Describe the results you expected:
Live an happy life, error free :)
Output of containerd --version
:
containerd github.com/containerd/containerd 1.3.2 ff48f57fc83a8c44cf4ad5d672424a98ba37ded6
Any other relevant information:
Activity
windniw commentedon Nov 20, 2020
It looks like there is a container with name web_apps-abcd-6b6cb5876b-nn9md_default_3dc00fd6-0c5d-42be-bec8-e4f6cad616da_0 and id
8b21a9870e3ecc09bbb92da2036bd3c9b35f5829873d80cfbd14dc1e1827923f
in containerd. While kubelet want to create to a new one with name web_apps-abcd-6b6cb5876b-nn9md_default_3dc00fd6-0c5d-42be-bec8-e4f6cad616da_0, cri plugin failed on it.Could you show
docker ps -a
orctr c list
pfuhrmann commentedon Dec 27, 2020
Did you manage to resolve this issue @sadortun? We are experiencing the same. Also on GKE with containerd runtime.

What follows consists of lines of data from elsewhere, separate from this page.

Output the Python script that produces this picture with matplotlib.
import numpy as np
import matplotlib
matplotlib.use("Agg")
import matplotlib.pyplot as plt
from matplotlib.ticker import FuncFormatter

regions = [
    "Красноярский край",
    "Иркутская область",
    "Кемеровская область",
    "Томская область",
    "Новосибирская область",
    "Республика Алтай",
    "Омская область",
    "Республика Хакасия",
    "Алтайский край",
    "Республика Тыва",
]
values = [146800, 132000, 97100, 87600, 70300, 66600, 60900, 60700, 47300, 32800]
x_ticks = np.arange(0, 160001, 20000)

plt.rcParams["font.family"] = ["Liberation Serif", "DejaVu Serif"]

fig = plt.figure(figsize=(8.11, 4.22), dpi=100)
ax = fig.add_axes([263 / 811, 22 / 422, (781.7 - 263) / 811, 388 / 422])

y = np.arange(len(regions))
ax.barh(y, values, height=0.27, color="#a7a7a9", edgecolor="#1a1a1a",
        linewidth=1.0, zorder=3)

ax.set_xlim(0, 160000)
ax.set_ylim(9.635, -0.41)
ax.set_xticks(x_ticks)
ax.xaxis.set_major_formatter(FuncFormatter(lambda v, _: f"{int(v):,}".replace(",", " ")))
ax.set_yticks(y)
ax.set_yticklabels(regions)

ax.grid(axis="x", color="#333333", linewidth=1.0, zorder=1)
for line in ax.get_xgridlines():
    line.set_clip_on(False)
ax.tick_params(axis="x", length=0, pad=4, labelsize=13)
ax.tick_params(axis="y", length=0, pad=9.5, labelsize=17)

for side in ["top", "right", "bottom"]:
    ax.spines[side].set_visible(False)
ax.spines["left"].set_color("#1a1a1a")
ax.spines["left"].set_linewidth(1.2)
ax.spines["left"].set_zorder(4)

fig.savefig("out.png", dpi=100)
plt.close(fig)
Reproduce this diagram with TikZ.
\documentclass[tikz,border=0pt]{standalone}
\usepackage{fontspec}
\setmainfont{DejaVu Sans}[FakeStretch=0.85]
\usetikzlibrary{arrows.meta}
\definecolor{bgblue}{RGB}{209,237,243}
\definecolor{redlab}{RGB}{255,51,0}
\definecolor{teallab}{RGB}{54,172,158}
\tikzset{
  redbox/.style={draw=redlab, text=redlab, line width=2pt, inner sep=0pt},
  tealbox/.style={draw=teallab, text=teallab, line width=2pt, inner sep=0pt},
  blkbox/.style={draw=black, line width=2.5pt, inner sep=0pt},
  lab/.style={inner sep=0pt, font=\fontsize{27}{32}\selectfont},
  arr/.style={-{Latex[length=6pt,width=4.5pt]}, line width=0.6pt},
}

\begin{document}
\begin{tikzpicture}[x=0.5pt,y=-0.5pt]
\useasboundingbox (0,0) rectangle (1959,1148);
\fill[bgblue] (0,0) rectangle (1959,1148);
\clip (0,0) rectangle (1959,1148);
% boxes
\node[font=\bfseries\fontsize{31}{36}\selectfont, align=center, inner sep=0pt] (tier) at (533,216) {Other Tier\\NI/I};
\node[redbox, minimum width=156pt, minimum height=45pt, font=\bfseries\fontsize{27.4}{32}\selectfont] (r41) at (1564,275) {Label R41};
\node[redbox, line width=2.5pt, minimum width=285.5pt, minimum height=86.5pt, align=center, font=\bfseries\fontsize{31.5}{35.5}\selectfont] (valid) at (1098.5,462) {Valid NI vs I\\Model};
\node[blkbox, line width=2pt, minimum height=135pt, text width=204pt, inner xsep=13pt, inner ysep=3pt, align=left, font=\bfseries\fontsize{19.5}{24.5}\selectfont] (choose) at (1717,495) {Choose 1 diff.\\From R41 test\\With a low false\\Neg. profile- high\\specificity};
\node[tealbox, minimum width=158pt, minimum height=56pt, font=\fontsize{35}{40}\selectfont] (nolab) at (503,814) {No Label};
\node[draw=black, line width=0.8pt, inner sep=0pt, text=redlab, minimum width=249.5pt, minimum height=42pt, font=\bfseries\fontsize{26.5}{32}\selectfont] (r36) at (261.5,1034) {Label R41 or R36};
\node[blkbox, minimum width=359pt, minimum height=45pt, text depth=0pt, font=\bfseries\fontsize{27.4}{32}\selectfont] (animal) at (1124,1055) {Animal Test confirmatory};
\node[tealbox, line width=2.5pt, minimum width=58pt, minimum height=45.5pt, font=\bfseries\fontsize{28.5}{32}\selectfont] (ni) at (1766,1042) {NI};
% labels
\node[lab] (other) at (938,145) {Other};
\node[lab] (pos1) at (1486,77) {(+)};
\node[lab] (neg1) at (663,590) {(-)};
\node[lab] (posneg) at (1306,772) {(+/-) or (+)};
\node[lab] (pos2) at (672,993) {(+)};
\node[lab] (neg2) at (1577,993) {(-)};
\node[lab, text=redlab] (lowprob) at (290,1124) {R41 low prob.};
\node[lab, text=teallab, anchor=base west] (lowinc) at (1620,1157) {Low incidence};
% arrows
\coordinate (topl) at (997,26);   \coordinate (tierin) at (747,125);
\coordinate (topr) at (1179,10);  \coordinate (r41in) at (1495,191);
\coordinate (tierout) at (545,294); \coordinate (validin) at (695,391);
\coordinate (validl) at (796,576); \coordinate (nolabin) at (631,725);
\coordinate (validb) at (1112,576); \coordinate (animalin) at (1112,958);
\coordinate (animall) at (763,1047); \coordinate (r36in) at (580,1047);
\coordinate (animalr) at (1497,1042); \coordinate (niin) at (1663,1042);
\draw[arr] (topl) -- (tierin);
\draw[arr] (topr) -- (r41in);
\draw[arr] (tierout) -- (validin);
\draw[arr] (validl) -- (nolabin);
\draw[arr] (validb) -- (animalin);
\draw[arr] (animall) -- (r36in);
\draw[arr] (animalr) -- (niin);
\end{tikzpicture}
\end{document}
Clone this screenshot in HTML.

We are deploying the same image to multiple deployments (30 - 40 pods) at the same time. No such issues with docker runtime.
Eventually, kubelet is able to resolve this issue without manual intervention, however, it is significantly slowing the deployment of new images during the release (extra 2-3 minutes to resolve name conflicts).
sadortun commentedon Dec 28, 2020
Hi @pfuhrmann
We did investigate this quite deeply with GKE Dev team and we were not able to reproduce it.
That said, We are pretty convince the issue comes from one of the two following issue:
Unfortunately after a month of back and forth with GKE devs, we were not able to find the solution.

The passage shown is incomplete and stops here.